• _Listing_:
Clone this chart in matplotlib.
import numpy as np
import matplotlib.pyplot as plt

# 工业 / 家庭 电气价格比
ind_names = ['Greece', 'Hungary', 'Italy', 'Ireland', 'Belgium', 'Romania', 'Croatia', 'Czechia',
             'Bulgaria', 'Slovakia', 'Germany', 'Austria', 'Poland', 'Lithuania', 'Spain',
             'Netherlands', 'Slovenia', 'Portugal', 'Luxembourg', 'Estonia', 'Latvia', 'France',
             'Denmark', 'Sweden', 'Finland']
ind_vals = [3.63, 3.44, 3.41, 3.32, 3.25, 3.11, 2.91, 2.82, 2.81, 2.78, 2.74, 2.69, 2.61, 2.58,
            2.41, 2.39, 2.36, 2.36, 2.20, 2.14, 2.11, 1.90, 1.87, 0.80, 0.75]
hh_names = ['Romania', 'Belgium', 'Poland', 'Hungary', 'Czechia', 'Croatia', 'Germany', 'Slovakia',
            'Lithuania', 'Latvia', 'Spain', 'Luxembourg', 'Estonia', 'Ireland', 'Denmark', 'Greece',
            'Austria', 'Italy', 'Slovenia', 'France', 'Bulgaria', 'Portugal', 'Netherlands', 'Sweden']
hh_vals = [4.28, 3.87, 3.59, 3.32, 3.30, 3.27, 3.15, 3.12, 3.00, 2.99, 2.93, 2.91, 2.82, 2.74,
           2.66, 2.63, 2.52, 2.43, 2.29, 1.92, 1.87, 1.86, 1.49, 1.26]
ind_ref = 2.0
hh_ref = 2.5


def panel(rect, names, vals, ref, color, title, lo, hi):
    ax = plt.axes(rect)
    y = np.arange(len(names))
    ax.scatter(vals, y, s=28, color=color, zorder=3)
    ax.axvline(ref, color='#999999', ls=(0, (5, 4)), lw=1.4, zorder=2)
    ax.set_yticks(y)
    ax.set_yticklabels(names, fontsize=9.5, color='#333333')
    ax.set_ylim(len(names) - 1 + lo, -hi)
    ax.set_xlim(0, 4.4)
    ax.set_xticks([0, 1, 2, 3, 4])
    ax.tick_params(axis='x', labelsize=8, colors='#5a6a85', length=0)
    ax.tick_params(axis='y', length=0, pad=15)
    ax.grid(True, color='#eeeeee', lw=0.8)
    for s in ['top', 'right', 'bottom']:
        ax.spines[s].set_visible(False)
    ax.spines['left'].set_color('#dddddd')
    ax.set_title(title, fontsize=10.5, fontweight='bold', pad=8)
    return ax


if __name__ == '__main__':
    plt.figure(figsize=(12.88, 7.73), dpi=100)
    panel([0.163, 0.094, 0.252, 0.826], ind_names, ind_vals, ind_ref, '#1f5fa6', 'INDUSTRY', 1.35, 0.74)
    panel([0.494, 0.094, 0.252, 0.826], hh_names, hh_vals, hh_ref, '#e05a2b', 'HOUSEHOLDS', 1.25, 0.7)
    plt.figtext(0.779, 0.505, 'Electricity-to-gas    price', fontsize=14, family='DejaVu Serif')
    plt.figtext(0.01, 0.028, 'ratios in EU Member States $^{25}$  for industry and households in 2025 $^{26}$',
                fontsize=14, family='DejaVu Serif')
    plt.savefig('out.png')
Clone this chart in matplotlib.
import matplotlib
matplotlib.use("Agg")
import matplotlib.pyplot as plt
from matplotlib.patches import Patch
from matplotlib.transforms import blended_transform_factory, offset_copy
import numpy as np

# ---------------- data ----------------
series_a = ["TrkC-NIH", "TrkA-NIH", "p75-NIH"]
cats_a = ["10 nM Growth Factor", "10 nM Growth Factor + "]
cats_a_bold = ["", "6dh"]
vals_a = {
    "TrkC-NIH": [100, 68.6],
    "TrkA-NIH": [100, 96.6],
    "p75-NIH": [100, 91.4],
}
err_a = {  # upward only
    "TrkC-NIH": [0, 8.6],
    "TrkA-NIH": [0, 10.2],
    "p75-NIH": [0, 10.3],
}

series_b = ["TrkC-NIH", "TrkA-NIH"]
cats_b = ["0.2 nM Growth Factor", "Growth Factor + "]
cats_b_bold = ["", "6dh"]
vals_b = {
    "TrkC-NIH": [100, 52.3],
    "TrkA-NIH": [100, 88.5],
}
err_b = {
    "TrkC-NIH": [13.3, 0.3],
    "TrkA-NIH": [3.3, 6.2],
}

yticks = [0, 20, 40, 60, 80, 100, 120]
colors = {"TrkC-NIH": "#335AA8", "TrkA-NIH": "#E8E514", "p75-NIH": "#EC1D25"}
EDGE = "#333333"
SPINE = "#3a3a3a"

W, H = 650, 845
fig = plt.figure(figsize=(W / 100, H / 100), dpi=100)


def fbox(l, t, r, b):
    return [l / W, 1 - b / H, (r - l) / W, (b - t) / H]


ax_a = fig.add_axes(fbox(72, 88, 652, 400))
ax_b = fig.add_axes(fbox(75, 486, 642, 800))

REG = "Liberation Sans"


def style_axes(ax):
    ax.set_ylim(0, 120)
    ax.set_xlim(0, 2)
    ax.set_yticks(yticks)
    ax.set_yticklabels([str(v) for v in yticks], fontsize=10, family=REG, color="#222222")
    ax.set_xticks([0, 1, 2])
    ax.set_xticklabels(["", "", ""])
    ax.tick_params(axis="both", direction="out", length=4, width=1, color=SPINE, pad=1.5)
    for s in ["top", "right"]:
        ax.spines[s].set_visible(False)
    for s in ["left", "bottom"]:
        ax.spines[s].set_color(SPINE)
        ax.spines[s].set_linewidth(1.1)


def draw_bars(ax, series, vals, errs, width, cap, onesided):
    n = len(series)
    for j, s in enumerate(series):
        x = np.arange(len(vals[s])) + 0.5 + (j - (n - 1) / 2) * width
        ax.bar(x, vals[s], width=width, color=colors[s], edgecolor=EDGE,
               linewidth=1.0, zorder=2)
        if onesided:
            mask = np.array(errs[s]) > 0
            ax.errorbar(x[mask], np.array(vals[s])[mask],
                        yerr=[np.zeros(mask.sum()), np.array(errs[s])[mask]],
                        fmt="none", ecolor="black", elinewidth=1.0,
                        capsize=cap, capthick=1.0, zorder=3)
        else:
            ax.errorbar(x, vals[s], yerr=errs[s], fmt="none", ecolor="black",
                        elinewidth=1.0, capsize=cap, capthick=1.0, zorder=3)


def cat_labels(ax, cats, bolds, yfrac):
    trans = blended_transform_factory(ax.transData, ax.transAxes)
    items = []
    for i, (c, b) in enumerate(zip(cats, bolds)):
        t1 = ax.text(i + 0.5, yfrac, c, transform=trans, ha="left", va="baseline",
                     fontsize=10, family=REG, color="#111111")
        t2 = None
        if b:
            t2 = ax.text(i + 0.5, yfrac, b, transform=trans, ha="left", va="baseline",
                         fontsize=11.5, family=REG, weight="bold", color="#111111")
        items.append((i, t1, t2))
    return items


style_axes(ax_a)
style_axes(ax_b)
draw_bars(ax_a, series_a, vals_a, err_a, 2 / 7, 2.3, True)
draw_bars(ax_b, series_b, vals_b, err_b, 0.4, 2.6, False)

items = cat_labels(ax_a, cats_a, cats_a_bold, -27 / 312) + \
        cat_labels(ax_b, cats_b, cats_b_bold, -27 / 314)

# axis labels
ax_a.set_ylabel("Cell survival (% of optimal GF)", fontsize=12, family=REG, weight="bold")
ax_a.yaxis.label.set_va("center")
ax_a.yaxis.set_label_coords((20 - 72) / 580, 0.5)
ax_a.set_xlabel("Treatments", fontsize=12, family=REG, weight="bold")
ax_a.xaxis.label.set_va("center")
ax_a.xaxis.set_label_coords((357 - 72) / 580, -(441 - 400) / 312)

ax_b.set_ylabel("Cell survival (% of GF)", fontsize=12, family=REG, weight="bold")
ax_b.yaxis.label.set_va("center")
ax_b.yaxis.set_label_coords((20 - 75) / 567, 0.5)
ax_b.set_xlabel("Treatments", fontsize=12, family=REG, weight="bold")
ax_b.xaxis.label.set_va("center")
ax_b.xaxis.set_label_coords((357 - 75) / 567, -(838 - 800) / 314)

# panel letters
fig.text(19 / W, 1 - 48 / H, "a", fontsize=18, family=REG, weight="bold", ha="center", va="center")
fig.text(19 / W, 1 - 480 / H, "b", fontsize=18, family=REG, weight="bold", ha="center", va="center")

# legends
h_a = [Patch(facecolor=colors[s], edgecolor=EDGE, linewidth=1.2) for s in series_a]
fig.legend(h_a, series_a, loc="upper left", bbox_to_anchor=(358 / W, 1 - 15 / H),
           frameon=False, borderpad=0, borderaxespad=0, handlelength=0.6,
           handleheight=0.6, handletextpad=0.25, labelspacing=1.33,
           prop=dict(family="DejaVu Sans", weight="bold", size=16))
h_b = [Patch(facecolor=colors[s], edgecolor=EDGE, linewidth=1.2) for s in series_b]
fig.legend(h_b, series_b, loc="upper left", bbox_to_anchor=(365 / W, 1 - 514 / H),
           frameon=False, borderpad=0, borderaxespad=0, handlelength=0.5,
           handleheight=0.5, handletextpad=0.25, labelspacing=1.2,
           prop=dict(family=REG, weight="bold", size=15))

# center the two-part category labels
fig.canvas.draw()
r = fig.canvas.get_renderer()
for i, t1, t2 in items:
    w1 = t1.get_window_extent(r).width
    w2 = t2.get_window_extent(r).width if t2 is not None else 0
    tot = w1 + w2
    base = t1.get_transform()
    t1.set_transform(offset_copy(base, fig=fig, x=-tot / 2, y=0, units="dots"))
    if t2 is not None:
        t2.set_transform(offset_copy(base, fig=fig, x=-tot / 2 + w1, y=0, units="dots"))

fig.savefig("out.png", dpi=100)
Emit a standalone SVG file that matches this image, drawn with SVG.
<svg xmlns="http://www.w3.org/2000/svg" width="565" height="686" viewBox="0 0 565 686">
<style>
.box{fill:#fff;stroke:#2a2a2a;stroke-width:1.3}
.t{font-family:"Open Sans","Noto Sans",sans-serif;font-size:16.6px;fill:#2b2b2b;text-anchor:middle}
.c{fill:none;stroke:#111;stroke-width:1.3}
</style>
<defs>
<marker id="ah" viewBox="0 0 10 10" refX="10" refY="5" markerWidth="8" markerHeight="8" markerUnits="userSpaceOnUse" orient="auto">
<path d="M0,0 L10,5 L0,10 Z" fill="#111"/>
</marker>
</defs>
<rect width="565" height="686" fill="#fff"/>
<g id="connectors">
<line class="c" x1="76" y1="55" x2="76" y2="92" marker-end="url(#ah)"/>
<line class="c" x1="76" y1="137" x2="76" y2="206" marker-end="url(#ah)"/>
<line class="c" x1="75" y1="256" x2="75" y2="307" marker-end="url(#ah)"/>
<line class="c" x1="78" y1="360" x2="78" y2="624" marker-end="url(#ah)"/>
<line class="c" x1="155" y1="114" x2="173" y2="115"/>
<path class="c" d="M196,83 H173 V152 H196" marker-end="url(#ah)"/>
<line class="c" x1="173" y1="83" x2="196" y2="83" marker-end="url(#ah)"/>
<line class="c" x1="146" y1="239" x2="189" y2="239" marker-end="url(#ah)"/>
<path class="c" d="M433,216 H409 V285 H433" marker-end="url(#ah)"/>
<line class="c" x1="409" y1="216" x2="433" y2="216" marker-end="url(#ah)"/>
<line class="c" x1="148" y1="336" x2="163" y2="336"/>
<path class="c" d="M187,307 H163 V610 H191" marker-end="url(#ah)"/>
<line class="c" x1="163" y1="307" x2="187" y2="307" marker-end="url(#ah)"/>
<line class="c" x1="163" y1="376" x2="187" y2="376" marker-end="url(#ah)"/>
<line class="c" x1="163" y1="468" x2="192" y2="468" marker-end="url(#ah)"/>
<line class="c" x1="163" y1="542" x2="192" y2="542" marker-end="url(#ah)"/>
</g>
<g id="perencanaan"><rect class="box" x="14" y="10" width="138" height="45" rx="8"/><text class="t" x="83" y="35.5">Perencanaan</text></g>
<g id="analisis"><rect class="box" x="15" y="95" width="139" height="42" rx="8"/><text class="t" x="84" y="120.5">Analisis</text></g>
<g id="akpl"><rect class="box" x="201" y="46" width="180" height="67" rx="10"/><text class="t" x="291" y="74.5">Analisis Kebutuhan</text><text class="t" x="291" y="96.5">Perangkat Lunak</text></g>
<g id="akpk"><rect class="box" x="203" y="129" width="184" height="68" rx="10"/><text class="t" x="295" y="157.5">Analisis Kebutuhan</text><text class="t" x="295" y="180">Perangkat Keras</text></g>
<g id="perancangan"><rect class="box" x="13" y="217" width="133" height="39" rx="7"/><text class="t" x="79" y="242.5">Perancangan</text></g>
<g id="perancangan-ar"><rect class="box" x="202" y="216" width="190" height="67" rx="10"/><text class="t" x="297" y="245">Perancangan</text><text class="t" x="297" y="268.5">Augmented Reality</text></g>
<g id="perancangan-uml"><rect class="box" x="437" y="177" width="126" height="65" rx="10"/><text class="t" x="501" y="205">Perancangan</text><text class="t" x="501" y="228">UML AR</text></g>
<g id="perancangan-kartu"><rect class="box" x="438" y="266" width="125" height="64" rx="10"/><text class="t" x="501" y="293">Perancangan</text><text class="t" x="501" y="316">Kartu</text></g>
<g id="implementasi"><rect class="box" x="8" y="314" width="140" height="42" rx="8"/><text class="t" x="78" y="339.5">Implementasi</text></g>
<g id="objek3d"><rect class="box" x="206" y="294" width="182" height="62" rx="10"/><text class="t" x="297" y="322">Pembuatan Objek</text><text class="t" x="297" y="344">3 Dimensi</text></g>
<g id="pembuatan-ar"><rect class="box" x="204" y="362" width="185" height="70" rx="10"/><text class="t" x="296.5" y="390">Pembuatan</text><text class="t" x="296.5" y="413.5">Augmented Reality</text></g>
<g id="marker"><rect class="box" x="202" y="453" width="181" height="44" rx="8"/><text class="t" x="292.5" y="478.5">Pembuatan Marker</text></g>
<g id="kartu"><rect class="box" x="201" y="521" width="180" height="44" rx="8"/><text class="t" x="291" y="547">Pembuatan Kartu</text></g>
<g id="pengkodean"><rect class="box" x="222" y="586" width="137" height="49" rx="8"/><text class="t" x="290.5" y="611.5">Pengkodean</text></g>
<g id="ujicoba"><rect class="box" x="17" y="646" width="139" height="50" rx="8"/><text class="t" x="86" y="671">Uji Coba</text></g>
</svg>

• _Task goal_: Starting at the first line of the data above, please restate word for word every line up to and including the one that holds "hh_ref = 2.5", and add nothing else.

• _Complete response_:
Clone this chart in matplotlib.
import numpy as np
import matplotlib.pyplot as plt

# 工业 / 家庭 电气价格比
ind_names = ['Greece', 'Hungary', 'Italy', 'Ireland', 'Belgium', 'Romania', 'Croatia', 'Czechia',
             'Bulgaria', 'Slovakia', 'Germany', 'Austria', 'Poland', 'Lithuania', 'Spain',
             'Netherlands', 'Slovenia', 'Portugal', 'Luxembourg', 'Estonia', 'Latvia', 'France',
             'Denmark', 'Sweden', 'Finland']
ind_vals = [3.63, 3.44, 3.41, 3.32, 3.25, 3.11, 2.91, 2.82, 2.81, 2.78, 2.74, 2.69, 2.61, 2.58,
            2.41, 2.39, 2.36, 2.36, 2.20, 2.14, 2.11, 1.90, 1.87, 0.80, 0.75]
hh_names = ['Romania', 'Belgium', 'Poland', 'Hungary', 'Czechia', 'Croatia', 'Germany', 'Slovakia',
            'Lithuania', 'Latvia', 'Spain', 'Luxembourg', 'Estonia', 'Ireland', 'Denmark', 'Greece',
            'Austria', 'Italy', 'Slovenia', 'France', 'Bulgaria', 'Portugal', 'Netherlands', 'Sweden']
hh_vals = [4.28, 3.87, 3.59, 3.32, 3.30, 3.27, 3.15, 3.12, 3.00, 2.99, 2.93, 2.91, 2.82, 2.74,
           2.66, 2.63, 2.52, 2.43, 2.29, 1.92, 1.87, 1.86, 1.49, 1.26]
ind_ref = 2.0
hh_ref = 2.5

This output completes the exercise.